A Level Maths Mechanics: 10 Tricks You Need to Know
A Level Maths Mechanics: 10 Tricks You Need to Know (and Actually Use in the Exam)
In my lessons I say this a lot: “The maths is fine; the marks leak in the setup.”
You know the formulas… then AQA drops “rough plane” once, Edexcel hides “limiting,” OCR wants a tidy “resolve parallel and perpendicular” line — and suddenly an 8-marker slips.
Let’s fix that with ten high-impact habits. Each “trick” comes with a quick story, a board quirk, the common trap, and the exact phrasing examiners love.
🔙 Previous topic:
“Go back to see how moments tie into overall mechanics.”
🔁 Trick 1 — The 30-Second Start: Draw → Resolve → Equations → Check
🧠 In my class we literally chant it: Draw, Resolve, Equations, Check.
- Draw a clean diagram (weight mg, normal reaction R, friction F, tension T).
- Resolve along two sensible axes (on slopes: along and perpendicular to the plane).
- Equations (F = ma or equilibrium) — write them before numbers.
- Check signs/units/context before the final line.
✅ Mark-scheme phrase (OCR/AQA): “Take up the slope positive. Resolve parallel and perpendicular to the plane.”
❗ Trap: jumping straight to numbers → sign errors and missing forces.
📏 Mini-rule: on an incline, R = mg cosθ (unless other perpendicular forces act).
📏 Trick 2 — Vectors that Behave (and don’t eat marks)
Vectors carry magnitude + direction. In Mechanics, that’s everything: displacement, velocity, acceleration, force.
✅ Do this:
- Break a vector u at angle θ into u cosθ (horizontal) and u sinθ (vertical).
- Label axes first; then resolve consistently.
- Keep a tiny compass rose on the page (↑/→ as positive).
❗ Common error: mixing scalars and vectors in the same line or flipping a component sign.
🧠 I tell students: “Write components in a two-column table. If one sign flips, you’ll spot it.”
Edexcel quirk: they love a neat component table; it practically earns a method mark.
🔁 Trick 3 — Resolving Forces (without second-guessing yourself)
Resolving is just “tell the story in two straight lines.”
- Parallel to motion/surface: all the push/pull bits.
- Perpendicular: what balances out (often gives you R immediately).

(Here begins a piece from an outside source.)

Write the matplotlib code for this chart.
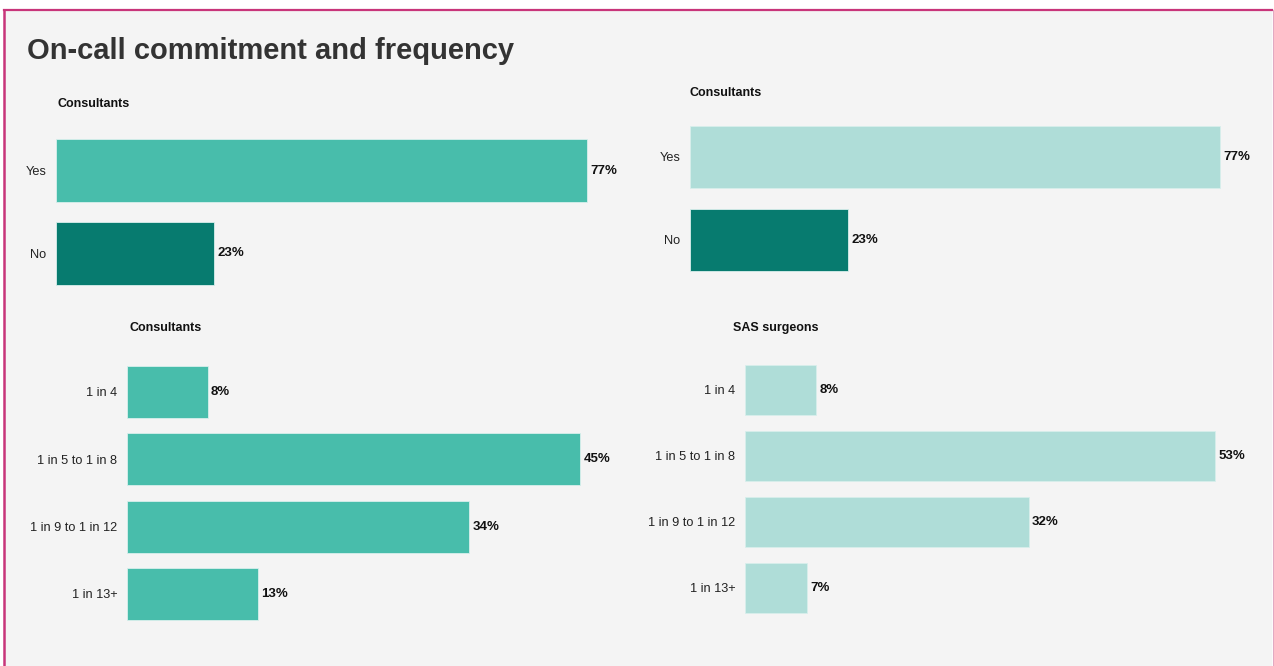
import matplotlib.pyplot as plt
from matplotlib.patches import Rectangle

plt.rcParams['font.family'] = ['Liberation Sans', 'DejaVu Sans']

# Data
commit_labels = ['Yes', 'No']
commit_consultants = [77, 23]
commit_sas = [77, 23]

freq_labels = ['1 in 4', '1 in 5 to 1 in 8', '1 in 9 to 1 in 12', '1 in 13+']
freq_consultants = [8, 45, 34, 13]
freq_sas = [8, 53, 32, 7]

W, H = 1274, 666
bg = '#f4f4f4'
mid_teal = '#48bdab'
dark_teal = '#077b6f'
light_teal = '#afddd8'

fig = plt.figure(figsize=(W / 100, H / 100), dpi=100)
fig.patch.set_facecolor('white')

# page background with magenta frame
fig.patches.append(Rectangle((4 / W, 0), (1268) / W, (H - 10) / H,
                             transform=fig.transFigure, facecolor=bg,
                             edgecolor='none', zorder=-5))
fig.add_artist(plt.Line2D([4 / W, 1272 / W], [1 - 10 / H, 1 - 10 / H],
                          color='#c8357a', lw=1.6, zorder=-4))
fig.add_artist(plt.Line2D([4 / W, 4 / W], [0, 1 - 10 / H],
                          color='#c8357a', lw=1.8, zorder=-4))
fig.add_artist(plt.Line2D([1272.5 / W, 1272.5 / W], [0, 1 - 10 / H],
                          color='#e2a9c2', lw=0.8, zorder=-4))

fig.text(27 / W, 1 - 51 / H, 'On-call commitment and frequency',
         fontsize=21, fontweight='bold', color='#333333', va='center', ha='left')


def panel(left, scale, center0, step, labels, values, colors, width_frac):
    n = len(values)
    top = center0 - step / 2
    bottom = center0 + step * (n - 1) + step / 2
    width = 560
    ax = fig.add_axes([left / W, 1 - bottom / H, width / W, (bottom - top) / H])
    ax.set_facecolor('none')
    ys = list(range(n))
    ax.barh(ys, values, height=width_frac, color=colors,
            edgecolor='#d8efec', linewidth=0.6)
    ax.set_xlim(0, width / scale)
    ax.set_ylim(n - 0.5, -0.5)
    ax.set_yticks(ys)
    ax.set_yticklabels(labels, fontsize=9.2, color='#222222')
    ax.tick_params(axis='y', length=0, pad=7)
    ax.set_xticks([])
    for s in ax.spines.values():
        s.set_visible(False)
    for y, v in zip(ys, values):
        ax.text(v + 3.5 / scale, y, f'{v}%', va='center', ha='left',
                fontsize=9.5, fontweight='bold', color='#111111')
    return ax


panel(56, 6.89, 170.5, 83, commit_labels, commit_consultants,
      [mid_teal, dark_teal], 0.76)
panel(690, 6.88, 157, 83, commit_labels, commit_sas,
      [light_teal, dark_teal], 0.75)
panel(127, 10.07, 392, 67.3, freq_labels, freq_consultants,
      [mid_teal] * 4, 0.77)
panel(745, 8.86, 390, 66, freq_labels, freq_sas,
      [light_teal] * 4, 0.76)

# panel headings
fig.text(58 / W, 1 - 104 / H, 'Consultants', fontsize=9, fontweight='bold',
         color='#111111', ha='left', va='center')
fig.text(689 / W, 1 - 93 / H, 'Consultants', fontsize=9, fontweight='bold',
         color='#111111', ha='left', va='center')
fig.text(166 / W, 1 - 328 / H, 'Consultants', fontsize=9, fontweight='bold',
         color='#111111', ha='center', va='center')
fig.text(776 / W, 1 - 328 / H, 'SAS surgeons', fontsize=9, fontweight='bold',
         color='#111111', ha='center', va='center')

fig.savefig('out.png', dpi=100, facecolor=fig.get_facecolor())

✅ Process: define positive direction → resolve → build F = ma (or sum = 0 for equilibrium).
❗ Trap: treating R as mg on a slope. It’s mg cosθ, not mg.
✅ AQA loves: “Since motion is up the plane, friction acts down the plane.”
🧾 Trick 4 — Free-Body Diagrams that Markers Trust
Draw the object alone with all external forces: weight (through the centre), R, friction along surface, tension away from object, pushes/pulls.
✅ Rules for neat FBDs:
- One arrow per force; label with symbol (T, R, F) and, if known, a value.
- Don’t show internal forces from other parts of the same body.
- Add axes arrows and label “+” direction.
❗ Common mistakes: missing a sneaky force (e.g., friction), or doubling forces (two normals).
🧠 Tiny habit: circle your object and count forces aloud — “weight, normal, friction, string — four; done.”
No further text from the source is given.